Par Michel LAGACÉ
Depuis l’avènement des géants du web comme Google et Facebook, les journaux canadiens qui survivent toujours sont aussi menacés de disparition à cause de la perte dramatique de revenus publicitaires qui financent en bonne partie leurs salles de nouvelles. Google et Facebook réussissent à eux seuls à s’accaparer environ 80 % des recettes publicitaires numériques au Canada.

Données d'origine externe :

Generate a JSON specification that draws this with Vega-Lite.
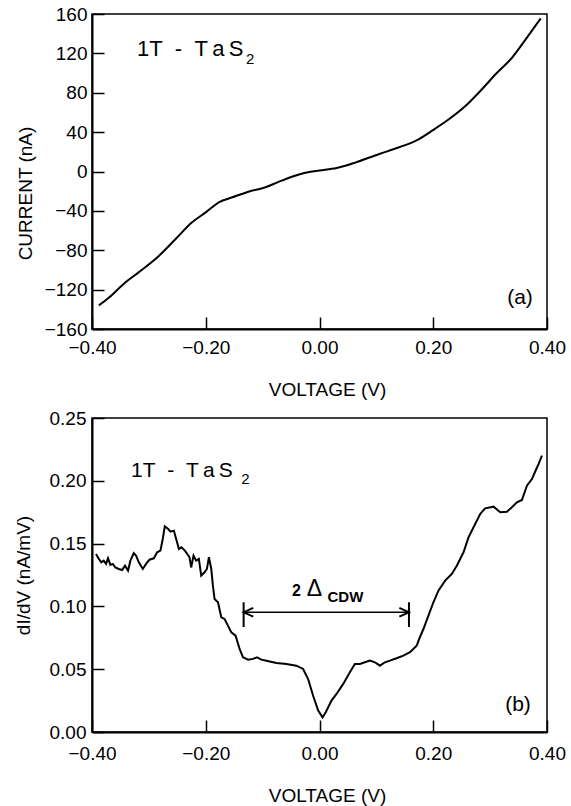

Cette situation est aux antipodes des modèles économiques classiques qui remontent au 18e siècle. C’était l’époque où la logique de l’offre et de la demande pouvait jouer à fond, car de nombreux producteurs se concurrençaient pour s’attirer les consommateurs en offrant leurs produits au plus bas prix possible. Par contre, en ce début du 21e siècle, le problème que posent Google et de Facebook est qu’ils ont atteint une telle efficacité que la saine concurrence n’est plus possible. Les voilà dans une position que les économistes qualifient de monopole naturel.
Le Canada connaît de nombreux exemples de monopoles naturels, surtout dans des secteurs comme l’énergie, le transport et les communications. Déjà, les gouvernements ont agi pour limiter leur puissance. Dans le cas du Manitoba, par exemple, Hydro-Manitoba devait défendre, jusqu’à récemment, ses hausses de tarifs devant la Régie des services publics qui revoyait les propositions de la société de la couronne et fixait les tarifs autorisés.
L’Australie a décidé de contrecarrer l’immense pouvoir monopolistique des géants du web en établissant son propre régime règlementaire. Médias d’Info Canada, l’organisme qui représente des centaines de journaux au pays, s’est inspiré de ce régime pour formuler ses propositions.
Ainsi, les journaux du pays se regrouperaient pour négocier une compensation pour l’utilisation de leur contenu. Une agence fédérale de réglementation des médias numériques encadrerait les plateformes numériques qui seraient tenues de négocier des licences pour ce contenu. Et en cas d’échec des négociations, l’agence convoquerait les parties pour en arriver à un arbitrage contraignant.
Les propositions de Médias d’Info Canada ont l’avantage de n’exiger aucune subvention directe de l’État, subvention qui occasionnerait des dépenses publiques supplémentaires et qui, de plus, pourrait en inciter certains à mettre en doute l’indépendance des journaux.
Bien entendu, dans les cas de Google et de Facebook, les enjeux vont bien au-delà de la protection du consommateur comme dans l’exemple de Hydro-Manitoba. Car le lecteur est appelé à agir comme citoyen et, à l’ère de la désinformation et de fausses nouvelles, le citoyen a besoin de s’informer de sources fiables sur l’actualité locale, nationale et internationale.
C’est pourquoi, devant cet enjeu central, le gouvernement fédéral serait bien avisé de mettre en oeuvre les propositions avancées par Médias d’Info Canada afin de contrecarrer le poids des géants du web. Car, pour demeurer légitime, il incombe au gouvernement fédéral d’assurer le bon fonctionnement du projet démocratique au Canada.